▶ Required task
Copy exactly, and only, the lines between the start of the entries below and the line containing "import plotly.graph_objects as go", both inclusive. Omit pictures.

* * * * * * *

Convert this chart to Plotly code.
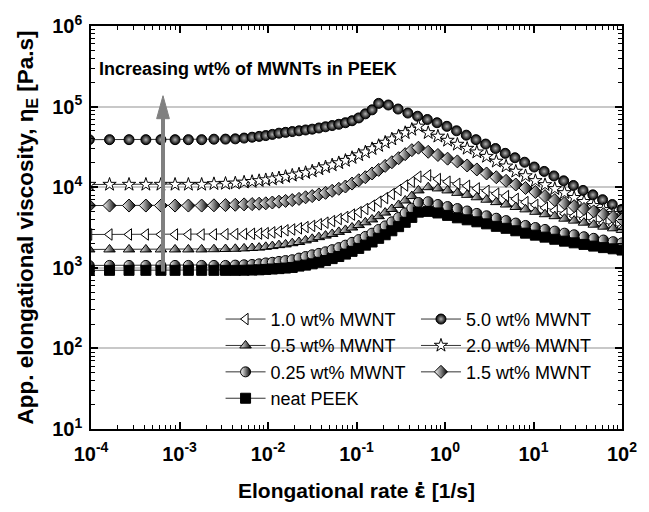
import plotly.graph_objects as go

# ---------------- data ----------------
rate_common = [9.55e-5, 1.62e-4, 2.69e-4, 4.17e-4, 6.17e-4, 8.91e-4, 1.26e-3, 1.78e-3,
               2.45e-3, 3.31e-3, 4.27e-3, 5.37e-3, 6.61e-3, 7.94e-3, 9.44e-3, 1.12e-2,
               1.33e-2, 1.58e-2, 1.88e-2, 2.24e-2, 2.66e-2, 3.16e-2, 3.76e-2, 4.47e-2,
               5.31e-2, 6.31e-2, 7.50e-2, 8.91e-2, 0.106, 0.126, 0.150, 0.178, 0.211,
               0.251, 0.299, 0.355, 0.422, 0.501,
               0.646, 0.832, 1.07, 1.38, 1.78, 2.29, 2.95, 3.80, 4.90, 6.31, 8.13, 10.5,
               13.5, 17.4, 22.4, 28.8, 37.2, 47.9, 61.7, 79.4, 100]

rate_5wt = [9.55e-5, 1.62e-4, 2.69e-4, 4.17e-4, 6.17e-4, 8.91e-4, 1.26e-3, 1.78e-3,
            2.45e-3, 3.31e-3, 4.27e-3, 5.37e-3, 6.61e-3, 7.94e-3, 9.44e-3, 1.12e-2,
            1.33e-2, 1.58e-2, 1.88e-2, 2.24e-2, 2.66e-2, 3.16e-2, 3.76e-2, 4.47e-2,
            5.31e-2, 6.31e-2, 7.50e-2, 8.91e-2, 0.106, 0.126, 0.150, 0.178,
            0.229, 0.295, 0.380, 0.490, 0.631, 0.813, 1.05, 1.35, 1.74, 2.24, 2.88,
            3.72, 4.79, 6.17, 7.94, 10.2, 13.2, 17.0, 21.9, 28.2, 36.3, 46.8, 60.3,
            77.6, 100]

eta_5wt = [38900, 38900, 38900, 38900, 38900, 38900, 38900, 38900,
           39400, 39500, 39800, 40700, 41700, 42700, 43700, 45200, 46800, 47900,
           49000, 50100, 51300, 52500, 54300, 56200, 58200, 60300, 63100, 66800,
           72400, 81300, 91200, 109600,
           104700, 93300, 83200, 75900, 69200, 63100, 56900, 50100, 44200, 38900,
           34300, 30200, 26300, 23200, 20400, 17800, 15700, 13800, 12000, 10500,
           9120, 8040, 7000, 6100, 5310]

eta_2wt = [10800, 10800, 10800, 10800, 10800, 10800, 10800, 10800,
           11000, 11100, 11200, 11500, 11700, 12000, 12300, 12600, 13000, 13500,
           14000, 14500, 15100, 15800, 16800, 17800, 18800, 20000, 21400, 23200,
           25100, 27200, 29900, 32700, 35900, 39400, 43200, 47300, 51900, 56900,
           47300, 42700, 38000, 33900, 30200, 27200, 24000, 20900, 18200, 15700,
           13800, 12000, 10700, 9550, 8510, 7410, 6610, 5890, 5250, 4680, 4270]

eta_15wt = [5920, 5920, 5920, 5920, 5920, 5920, 5920, 5920,
            5960, 6000, 6050, 6120, 6170, 6240, 6310, 6460, 6610, 6760,
            6920, 7160, 7500, 7760, 8130, 8510, 9020, 9550, 10200, 11100,
            12200, 13300, 14800, 16400, 18400, 20400, 22900, 25700, 28800, 30900,
            27500, 25100, 22600, 20900, 18600, 16600, 14800, 13300, 12000, 10800,
            9770, 8710, 7760, 6920, 6310, 5820, 5370, 5010, 4620, 4270, 3980]

eta_1wt = [2590, 2590, 2590, 2590, 2590, 2590, 2590, 2590,
           2600, 2610, 2620, 2630, 2640, 2660, 2690, 2750, 2820, 2920,
           2990, 3090, 3200, 3310, 3470, 3630, 3800, 4030, 4270, 4570,
           4900, 5370, 5890, 6610, 7330, 8220, 9230, 10500, 11700, 13500,
           14000, 12600, 11700, 11000, 10400, 9660, 9020, 8320, 7760, 7160,
           6530, 6030, 5560, 5130, 4680, 4370, 4070, 3850, 3590, 3390, 3200]

eta_05wt = [1690, 1690, 1690, 1690, 1690, 1690, 1690, 1690,
            1700, 1710, 1720, 1740, 1760, 1780, 1820, 1860, 1910, 1950,
            2020, 2090, 2190, 2290, 2400, 2510, 2630, 2790, 2950, 3160,
            3390, 3670, 3980, 4370, 4840, 5370, 6030, 6840, 7760, 9120,
            10000, 9660, 9120, 8510, 8040, 7500, 7000, 6530, 6100, 5690,
            5310, 4950, 4620, 4370, 4070, 3850, 3630, 3430, 3240, 3090, 2950]

eta_025wt = [1070, 1070, 1070, 1070, 1070, 1070, 1070, 1070, 1070, 1070,
             1080, 1090, 1100, 1120, 1150, 1170, 1200, 1230, 1260, 1320,
             1380, 1450, 1510, 1580, 1680, 1780, 1910, 2070, 2240, 2450,
             2690, 2990, 3310, 3720, 4220, 4790, 5500, 6460,
             6610, 6100, 5750, 5430, 5070, 4730, 4420, 4120, 3850, 3590,
             3350, 3160, 2990, 2850, 2690, 2570, 2430, 2320, 2210, 2110, 2040]

eta_neat = [930, 930, 930, 930, 930, 930, 930, 930, 930, 930, 930,
            933, 938, 944, 955, 966, 977, 993, 1010, 1050, 1080, 1120,
            1170, 1230, 1300, 1380, 1480, 1600, 1740, 1910, 2090, 2320,
            2570, 2880, 3240, 3670, 4220, 4900,
            5010, 4790, 4470, 4170, 3940, 3720, 3510, 3270, 3090, 2880,
            2690, 2540, 2400, 2260, 2140, 2040, 1950, 1860, 1780, 1720, 1660]

x_tick_vals = [1e-4, 1e-3, 1e-2, 1e-1, 1e0, 1e1, 1e2]
x_tick_text = ["10<sup>-4</sup>", "10<sup>-3</sup>", "10<sup>-2</sup>", "10<sup>-1</sup>",
               "10<sup>0</sup>", "10<sup>1</sup>", "10<sup>2</sup>"]
y_tick_vals = [1e1, 1e2, 1e3, 1e4, 1e5, 1e6]
y_tick_text = ["10<sup>1</sup>", "10<sup>2</sup>", "10<sup>3</sup>", "10<sup>4</sup>",
               "10<sup>5</sup>", "10<sup>6</sup>"]

FONT = "Liberation Sans, Arial, sans-serif"
LINE = "#333333"

# (name, x, y, symbol, fill, gradient, legend)
series = [
    ("1.0 wt% MWNT", rate_common, eta_1wt, "triangle-left", "white", None, "legend"),
    ("0.5 wt% MWNT", rate_common, eta_05wt, "triangle-up", "white", "black", "legend"),
    ("0.25 wt% MWNT", rate_common, eta_025wt, "circle", "white", "black", "legend"),
    ("neat PEEK", rate_common, eta_neat, "square", "black", None, "legend"),
    ("5.0 wt% MWNT", rate_5wt, eta_5wt, "circle", "black", "radial", "legend2"),
    ("2.0 wt% MWNT", rate_common, eta_2wt, "star", "white", None, "legend2"),
    ("1.5 wt% MWNT", rate_common, eta_15wt, "diamond", "white", "black", "legend2"),
]

fig = go.Figure()
for name, xs, ys, sym, fill, grad, leg in series:
    marker = dict(symbol=sym, size=10, color=fill, line=dict(color="black", width=1))
    if grad == "radial":
        marker["gradient"] = dict(type="radial", color="#b0b0b0")
    elif grad is not None:
        marker["gradient"] = dict(type="horizontal", color=grad)
    fig.add_trace(go.Scatter(x=xs, y=ys, mode="lines+markers", name=name,
                             line=dict(color=LINE, width=1), marker=marker,
                             legend=leg))

axis_common = dict(
    type="log", showline=True, linecolor="black", linewidth=1.5, mirror="allticks",
    ticks="inside", ticklen=7, tickwidth=1.5, tickcolor="black",
    tickmode="array",
    tickfont=dict(family=FONT, size=20, color="black", weight="bold"),
    minor=dict(ticks="inside", ticklen=4, tickwidth=1, tickcolor="black", dtick="D1",
               showgrid=False),
    zeroline=False,
)

x_title = ("<b>Elongational rate "
           "<span style='font-family:DejaVu Sans'>ε̇</span> [1/s]</b>")

fig.update_xaxes(**axis_common, range=[-4, 2], showgrid=False,
                 tickvals=x_tick_vals, ticktext=x_tick_text, ticklabelstandoff=6,
                 title=dict(text=x_title,
                            font=dict(family=FONT, size=21, color="black"), standoff=20))
fig.update_yaxes(**axis_common, range=[1, 6], showgrid=True, gridcolor="#c8c8c8",
                 gridwidth=1.5, tickvals=y_tick_vals, ticktext=y_tick_text,
                 ticklabelstandoff=3,
                 title=dict(text="<b>App. elongational viscosity, η<sub>E</sub> [Pa.s]</b>",
                            font=dict(family=FONT, size=22.5, color="black"), standoff=12))

legend_font = dict(family=FONT, size=18, color="black")
fig.update_layout(
    width=649, height=512,
    margin=dict(l=91, r=16, t=25, b=83),
    plot_bgcolor="white", paper_bgcolor="white",
    showlegend=True,
    legend=dict(x=0.244, y=0.318, xanchor="left", yanchor="top", font=legend_font,
                bgcolor="rgba(0,0,0,0)", itemwidth=40, tracegroupgap=0),
    legend2=dict(x=0.612, y=0.318, xanchor="left", yanchor="top", font=legend_font,
                 bgcolor="rgba(0,0,0,0)", itemwidth=40, tracegroupgap=0),
    annotations=[dict(text="<b>Increasing wt% of MWNTs in PEEK</b>", xref="paper", yref="paper",
                      x=0.012, y=0.894, xanchor="left", yanchor="middle", showarrow=False,
                      font=dict(family=FONT, size=18, color="black"))],
    shapes=[
        dict(type="line", xref="paper", yref="paper", x0=0.1356, x1=0.1356, y0=0.391, y1=0.775,
             line=dict(color="#808080", width=4)),
        dict(type="path", xref="paper", yref="paper",
             path="M 0.1236 0.770 L 0.1476 0.770 L 0.1356 0.827 Z",
             fillcolor="#808080", line=dict(color="#808080", width=1)),
    ],
)

fig.write_html("out.html")
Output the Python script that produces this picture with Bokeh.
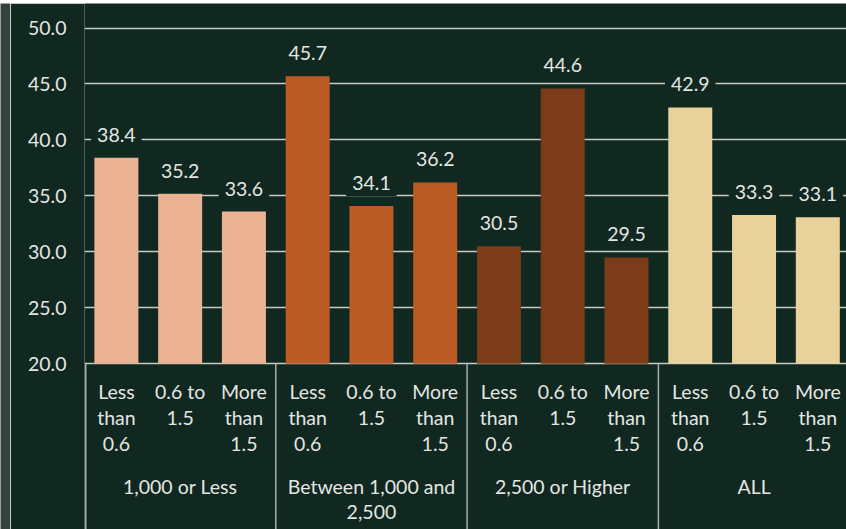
import numpy as np
from bokeh.plotting import figure
from bokeh.models import Range1d, ColumnDataSource, FixedTicker, PrintfTickFormatter
from bokeh.layouts import row, column
from bokeh.core.properties import value
from bokeh.embed import file_html
from bokeh.resources import INLINE

# Population groups (outer categories) and ratio bands (inner categories)
groups = ["1,000 or Less", "Between 1,000 and\n2,500", "2,500 or Higher", "ALL"]
bands = ["Less\nthan\n0.6", "0.6 to\n1.5", "More\nthan\n1.5"]

values_small = [38.4, 35.2, 33.6]
values_mid = [45.7, 34.1, 36.2]
values_large = [30.5, 44.6, 29.5]
values_all = [42.9, 33.3, 33.1]

group_colors = ["#ECB294", "#BA5B25", "#7D3C19", "#E8D29C"]
y_ticks = [20, 25, 30, 35, 40, 45, 50]

BG = "#10281F"
STONE = "#34433E"
TEXT = "#E4E6E4"
FONT = value("Lato")
FS = "19.5px"
BASE = 20

series = [values_small, values_mid, values_large, values_all]
tops = [v for s in series for v in s]
n = len(tops)
xs = np.arange(n) + 0.5
colors = [group_colors[g] for g in range(len(groups)) for _ in bands]

bars = ColumnDataSource(dict(x=xs, top=tops, color=colors,
                             label=[f"{v:.1f}" for v in tops]))

p = figure(width=836, height=526,
           x_range=Range1d(0, 11.95), y_range=Range1d(5.2, 52.19),
           output_backend="svg", toolbar_location=None,
           min_border_left=74, min_border_right=0,
           min_border_top=0, min_border_bottom=0)
p.background_fill_color = BG
p.border_fill_color = BG
p.outline_line_color = None

p.xaxis.visible = False
p.xgrid.visible = False

p.yaxis.ticker = FixedTicker(ticks=y_ticks)
p.yaxis.formatter = PrintfTickFormatter(format="%.1f")
p.yaxis.axis_line_color = None
p.yaxis.major_tick_line_color = None
p.yaxis.minor_tick_line_color = None
p.yaxis.major_tick_out = 0
p.yaxis.major_label_standoff = 18
p.yaxis.major_label_text_font = "Lato"
p.yaxis.major_label_text_font_size = FS
p.yaxis.major_label_text_color = TEXT

p.ygrid.ticker = FixedTicker(ticks=y_ticks)
p.ygrid.grid_line_color = "#C8CAC8"
p.ygrid.grid_line_width = 1.6

p.vbar(x="x", top="top", bottom=BASE, width=0.69, source=bars,
       fill_color="color", line_color=None)

# value labels, masking the gridlines behind them
p.text(x="x", y="top", text="label", source=bars, y_offset=-23,
       text_align="center", text_baseline="middle",
       text_font=FONT, text_font_size=FS, text_color=TEXT,
       background_fill_color=BG, padding=6)

# inner category labels, one glyph row per text line
lx, ly, lt, lo = [], [], [], []
for i in range(n):
    for j, line in enumerate(bands[i % len(bands)].split("\n")):
        lx.append(xs[i]); ly.append(BASE); lt.append(line); lo.append(27.2 + 26.6 * j)
p.text(x=lx, y=ly, text=lt, y_offset=lo, text_align="center",
       text_baseline="middle", text_font=FONT, text_font_size=FS,
       text_color=TEXT)

# outer group labels
gx, gy, gt, go = [], [], [], []
for g, name in enumerate(groups):
    for j, line in enumerate(name.split("\n")):
        gx.append(3 * g + 1.5); gy.append(BASE); gt.append(line); go.append(122.2 + 26.3 * j)
p.text(x=gx, y=gy, text=gt, y_offset=go, text_align="center",
       text_baseline="middle", text_font=FONT, text_font_size=FS,
       text_color=TEXT)

# group separators below the baseline
sep = [0.02, 3, 6, 9]
p.segment(x0=sep, y0=[BASE] * 4, x1=sep, y1=[5.2] * 4,
          line_color="#A9ADAA", line_width=1.5)


def strip(w, h):
    s = figure(width=w, height=h, output_backend="svg", toolbar_location=None,
               min_border=0, x_range=Range1d(0, 1), y_range=Range1d(0, 1))
    s.axis.visible = False
    s.grid.visible = False
    s.outline_line_color = None
    s.background_fill_color = STONE
    s.border_fill_color = STONE
    return s


layout = column(strip(846, 3), row(strip(10, 526), p, spacing=0), spacing=0)

open("out.html", "w").write(file_html(layout, INLINE))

* * * * * * *

▶ Problem solution
Convert this chart to Plotly code.
import plotly.graph_objects as go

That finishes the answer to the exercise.